§ Do this
Return the listing below verbatim. Pictures do not belong in the copy.

§ Supplied data
···

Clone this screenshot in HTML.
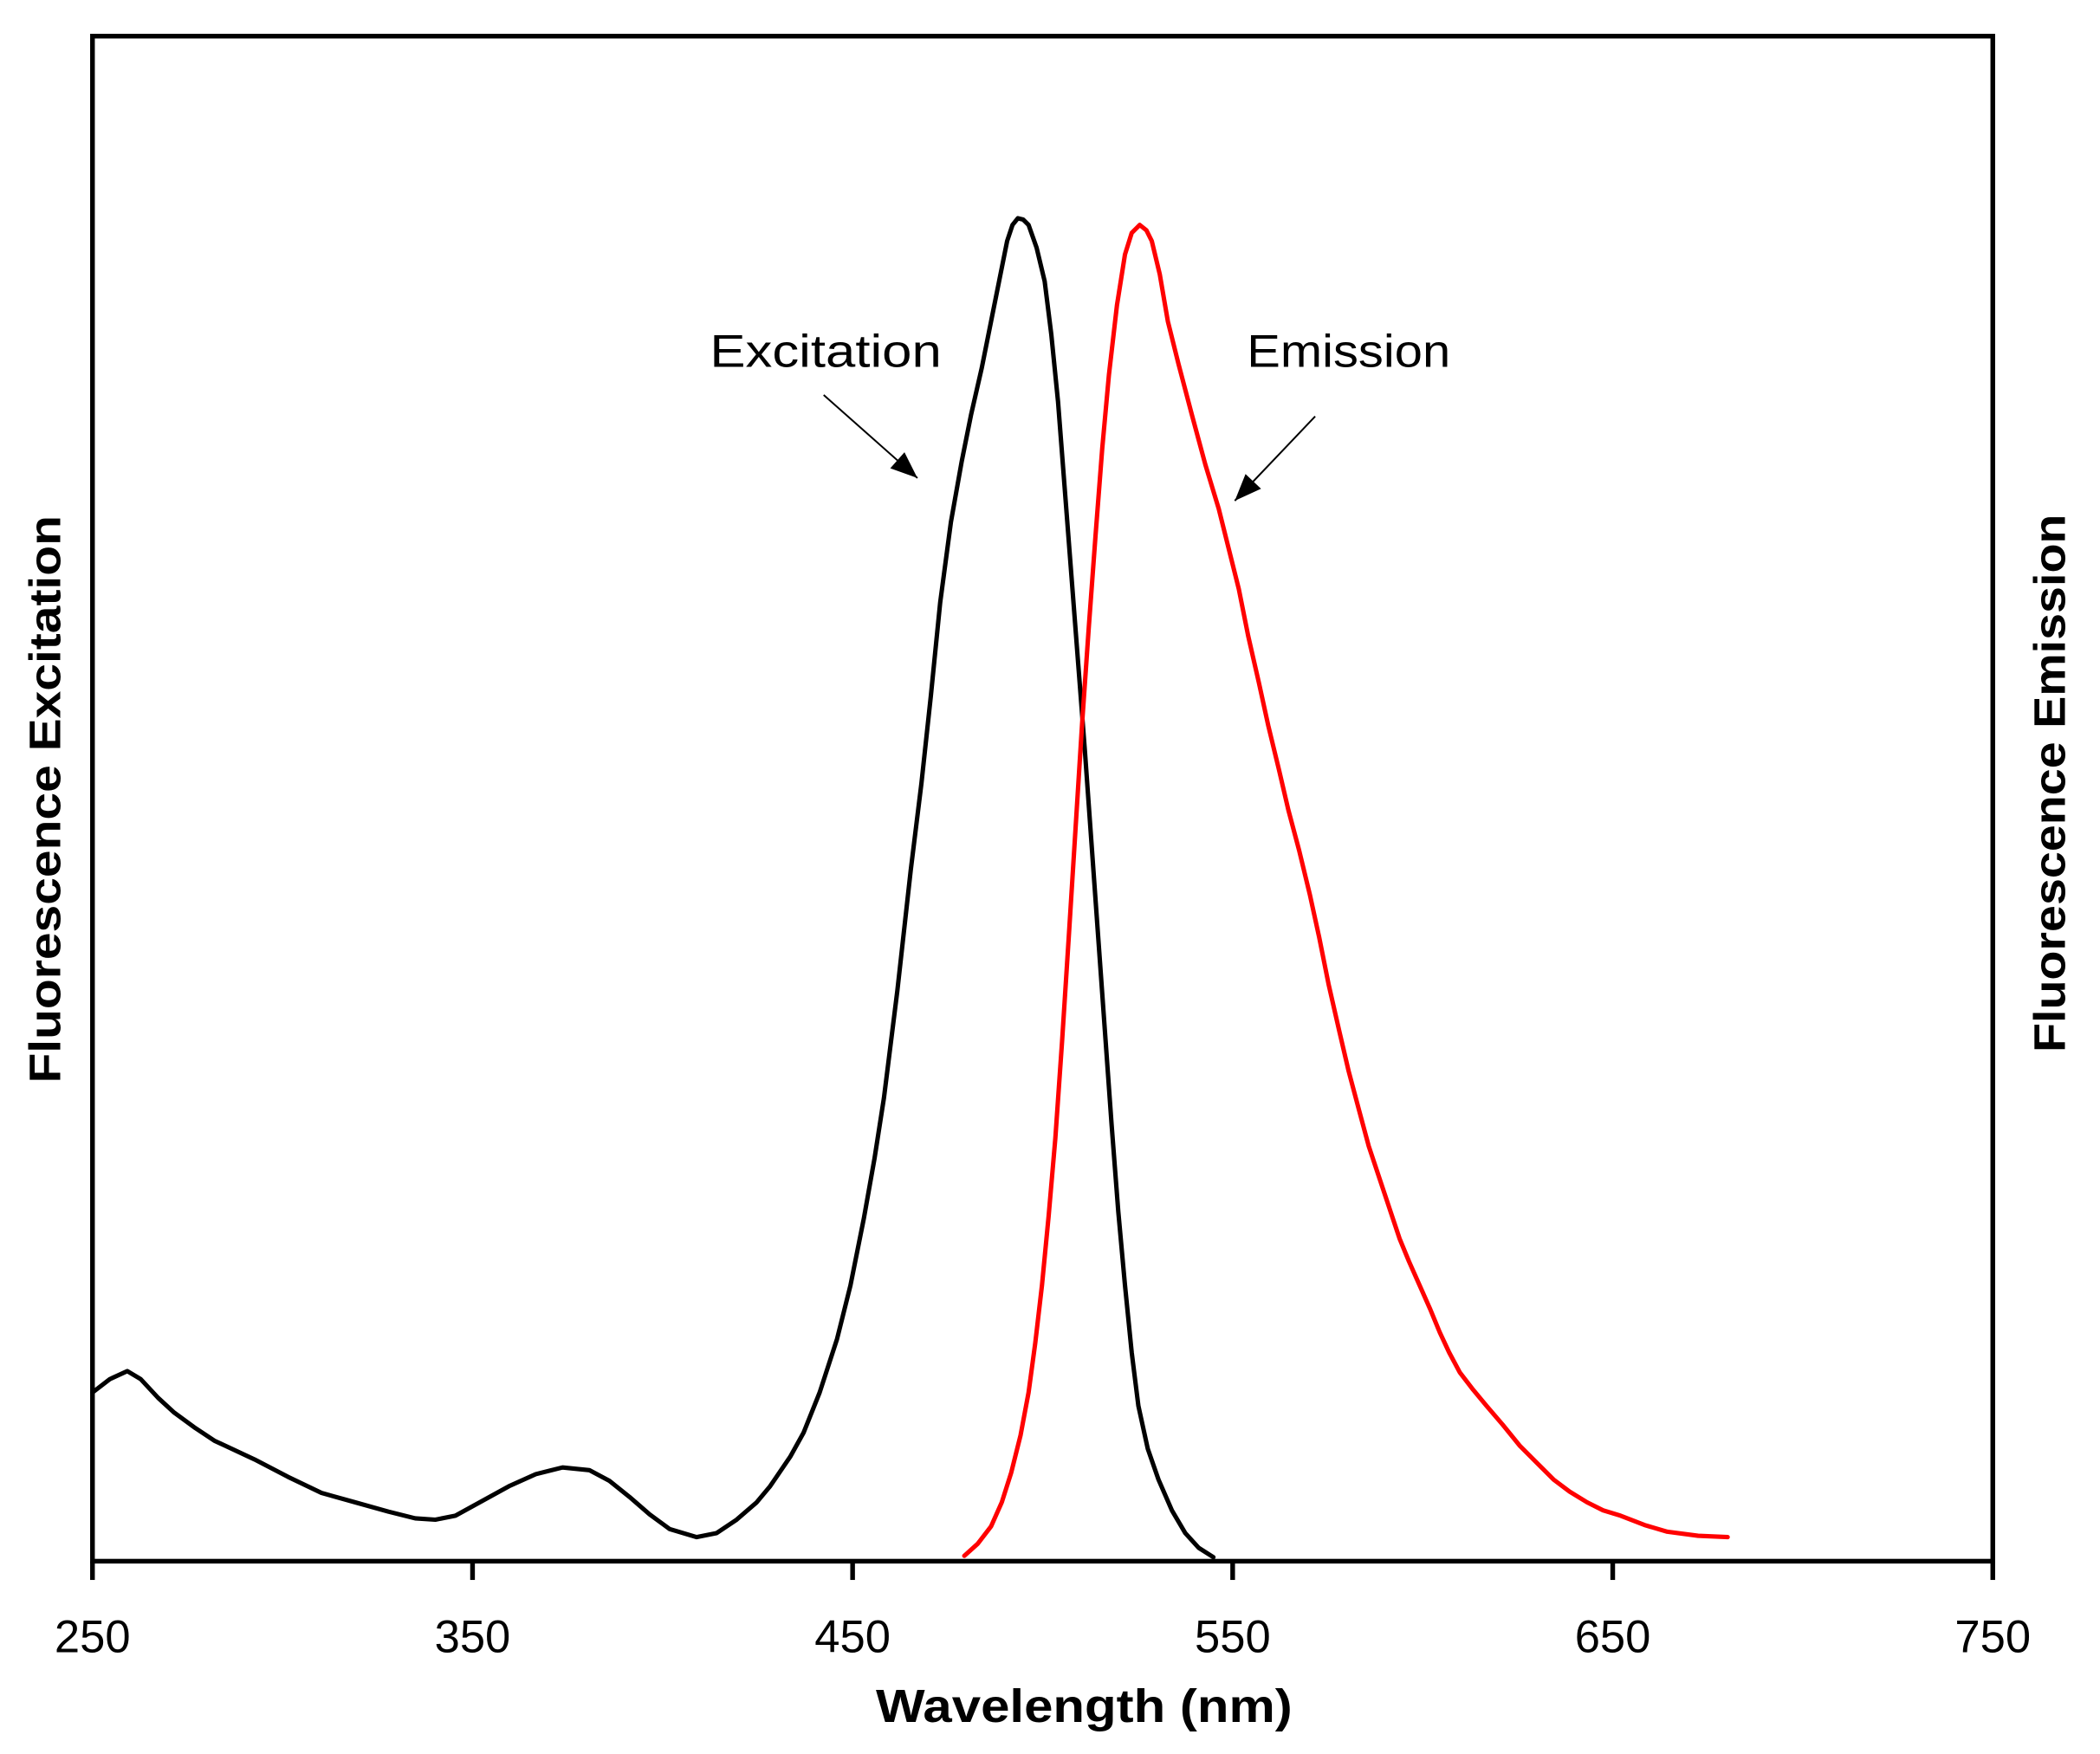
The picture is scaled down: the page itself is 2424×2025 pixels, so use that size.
<!DOCTYPE html>
<html><head><meta charset="utf-8"><style>html,body{margin:0;padding:0;background:#fff}svg{display:block}</style></head><body>
<svg width="2424" height="2025" viewBox="0 0 1568 1310" xmlns="http://www.w3.org/2000/svg" font-family="Liberation Sans, sans-serif">
<defs>
<marker id="ah2" viewBox="0 0 10 10" refX="10" refY="5" markerWidth="28" markerHeight="20" markerUnits="userSpaceOnUse" orient="auto"><path d="M0,1 L10,5 L0,9 z" fill="#000"/></marker></defs>
<rect x="69" y="27" width="1419" height="1139" fill="none" stroke="#000" stroke-width="3.5"/>
<g stroke="#000" stroke-width="3.5">
<line x1="69" y1="1166" x2="69" y2="1180"/><line x1="352.8" y1="1166" x2="352.8" y2="1180"/><line x1="636.6" y1="1166" x2="636.6" y2="1180"/><line x1="920.4" y1="1166" x2="920.4" y2="1180"/><line x1="1204.2" y1="1166" x2="1204.2" y2="1180"/><line x1="1488" y1="1166" x2="1488" y2="1180"/>
</g>
<g font-size="34" text-anchor="middle" fill="#000">
<text x="69" y="1234">250</text><text x="352.8" y="1234">350</text><text x="636.6" y="1234">450</text><text x="920.4" y="1234">550</text><text x="1204.2" y="1234">650</text><text x="1488" y="1234">750</text>
</g>
<text x="654" y="1286" font-size="35" font-weight="bold" textLength="311" lengthAdjust="spacingAndGlyphs">Wavelength (nm)</text>
<text transform="translate(45,597) rotate(-90)" x="-212" y="0" font-size="33" font-weight="bold" textLength="424" lengthAdjust="spacingAndGlyphs">Fluorescence Excitation</text>
<text transform="translate(1542,585) rotate(-90)" x="-201" y="0" font-size="33" font-weight="bold" textLength="402" lengthAdjust="spacingAndGlyphs">Fluorescence Emission</text>
<polyline fill="none" stroke="#000" stroke-width="3.3" stroke-linejoin="round" stroke-linecap="round" points="69,1040 82,1030 95,1024 105,1030 118,1044 130,1055 145,1066 160,1076 190,1090 215,1103 240,1115 265,1122 290,1129 310,1134 325,1135 340,1132 360,1121 380,1110 400,1101 420,1096 440,1098 455,1106 470,1118 485,1131 500,1142 520,1148 535,1145 550,1135 565,1122 575,1110 590,1088 600,1070 612,1040 625,1000 635,960 645,910 653,865 660,820 670,740 680,650 688,585 695,520 702,450 710,390 718,345 725,310 733,275 740,240 746,210 752,180 756,168 760,163 764,164 768,168 774,185 780,210 785,250 790,300 795,365 800,430 805,495 810,560 815,630 820,700 825,770 830,840 835,905 840,960 845,1010 850,1050 857,1082 865,1105 875,1128 885,1145 895,1156 906,1163"/>
<polyline fill="none" stroke="#f00" stroke-width="3.3" stroke-linejoin="round" stroke-linecap="round" points="720,1162 730,1153 740,1140 748,1122 755,1100 762,1072 768,1040 773,1003 778,960 783,908 788,850 793,778 798,700 803,620 808,540 813,468 818,400 823,335 828,280 834,228 840,190 845,174 851,168 856,172 860,180 866,205 872,240 880,272 890,310 900,347 910,380 918,412 925,440 932,475 940,510 947,542 955,575 962,605 970,635 978,668 985,700 992,735 1000,770 1007,800 1015,830 1022,856 1030,880 1038,904 1045,925 1052,942 1060,960 1068,978 1075,995 1082,1010 1090,1025 1100,1038 1110,1050 1122,1064 1135,1080 1148,1093 1160,1105 1172,1114 1185,1122 1197,1128 1210,1132 1228,1139 1245,1144 1268,1147 1290,1148"/>
<text x="530" y="274" font-size="34" textLength="173" lengthAdjust="spacingAndGlyphs">Excitation</text>
<text x="931" y="274" font-size="34" textLength="152" lengthAdjust="spacingAndGlyphs">Emission</text>
<line x1="615" y1="295" x2="685" y2="357" stroke="#000" stroke-width="1.3" marker-end="url(#ah2)"/>
<line x1="982" y1="311" x2="922" y2="374" stroke="#000" stroke-width="1.3" marker-end="url(#ah2)"/>
</svg>
</body></html>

···

§ Complete answer
Clone this screenshot in HTML.
The picture is scaled down: the page itself is 2424×2025 pixels, so use that size.
<!DOCTYPE html>
<html><head><meta charset="utf-8"><style>html,body{margin:0;padding:0;background:#fff}svg{display:block}</style></head><body>
<svg width="2424" height="2025" viewBox="0 0 1568 1310" xmlns="http://www.w3.org/2000/svg" font-family="Liberation Sans, sans-serif">
<defs>
<marker id="ah2" viewBox="0 0 10 10" refX="10" refY="5" markerWidth="28" markerHeight="20" markerUnits="userSpaceOnUse" orient="auto"><path d="M0,1 L10,5 L0,9 z" fill="#000"/></marker></defs>
<rect x="69" y="27" width="1419" height="1139" fill="none" stroke="#000" stroke-width="3.5"/>
<g stroke="#000" stroke-width="3.5">
<line x1="69" y1="1166" x2="69" y2="1180"/><line x1="352.8" y1="1166" x2="352.8" y2="1180"/><line x1="636.6" y1="1166" x2="636.6" y2="1180"/><line x1="920.4" y1="1166" x2="920.4" y2="1180"/><line x1="1204.2" y1="1166" x2="1204.2" y2="1180"/><line x1="1488" y1="1166" x2="1488" y2="1180"/>
</g>
<g font-size="34" text-anchor="middle" fill="#000">
<text x="69" y="1234">250</text><text x="352.8" y="1234">350</text><text x="636.6" y="1234">450</text><text x="920.4" y="1234">550</text><text x="1204.2" y="1234">650</text><text x="1488" y="1234">750</text>
</g>
<text x="654" y="1286" font-size="35" font-weight="bold" textLength="311" lengthAdjust="spacingAndGlyphs">Wavelength (nm)</text>
<text transform="translate(45,597) rotate(-90)" x="-212" y="0" font-size="33" font-weight="bold" textLength="424" lengthAdjust="spacingAndGlyphs">Fluorescence Excitation</text>
<text transform="translate(1542,585) rotate(-90)" x="-201" y="0" font-size="33" font-weight="bold" textLength="402" lengthAdjust="spacingAndGlyphs">Fluorescence Emission</text>
<polyline fill="none" stroke="#000" stroke-width="3.3" stroke-linejoin="round" stroke-linecap="round" points="69,1040 82,1030 95,1024 105,1030 118,1044 130,1055 145,1066 160,1076 190,1090 215,1103 240,1115 265,1122 290,1129 310,1134 325,1135 340,1132 360,1121 380,1110 400,1101 420,1096 440,1098 455,1106 470,1118 485,1131 500,1142 520,1148 535,1145 550,1135 565,1122 575,1110 590,1088 600,1070 612,1040 625,1000 635,960 645,910 653,865 660,820 670,740 680,650 688,585 695,520 702,450 710,390 718,345 725,310 733,275 740,240 746,210 752,180 756,168 760,163 764,164 768,168 774,185 780,210 785,250 790,300 795,365 800,430 805,495 810,560 815,630 820,700 825,770 830,840 835,905 840,960 845,1010 850,1050 857,1082 865,1105 875,1128 885,1145 895,1156 906,1163"/>
<polyline fill="none" stroke="#f00" stroke-width="3.3" stroke-linejoin="round" stroke-linecap="round" points="720,1162 730,1153 740,1140 748,1122 755,1100 762,1072 768,1040 773,1003 778,960 783,908 788,850 793,778 798,700 803,620 808,540 813,468 818,400 823,335 828,280 834,228 840,190 845,174 851,168 856,172 860,180 866,205 872,240 880,272 890,310 900,347 910,380 918,412 925,440 932,475 940,510 947,542 955,575 962,605 970,635 978,668 985,700 992,735 1000,770 1007,800 1015,830 1022,856 1030,880 1038,904 1045,925 1052,942 1060,960 1068,978 1075,995 1082,1010 1090,1025 1100,1038 1110,1050 1122,1064 1135,1080 1148,1093 1160,1105 1172,1114 1185,1122 1197,1128 1210,1132 1228,1139 1245,1144 1268,1147 1290,1148"/>
<text x="530" y="274" font-size="34" textLength="173" lengthAdjust="spacingAndGlyphs">Excitation</text>
<text x="931" y="274" font-size="34" textLength="152" lengthAdjust="spacingAndGlyphs">Emission</text>
<line x1="615" y1="295" x2="685" y2="357" stroke="#000" stroke-width="1.3" marker-end="url(#ah2)"/>
<line x1="982" y1="311" x2="922" y2="374" stroke="#000" stroke-width="1.3" marker-end="url(#ah2)"/>
</svg>
</body></html>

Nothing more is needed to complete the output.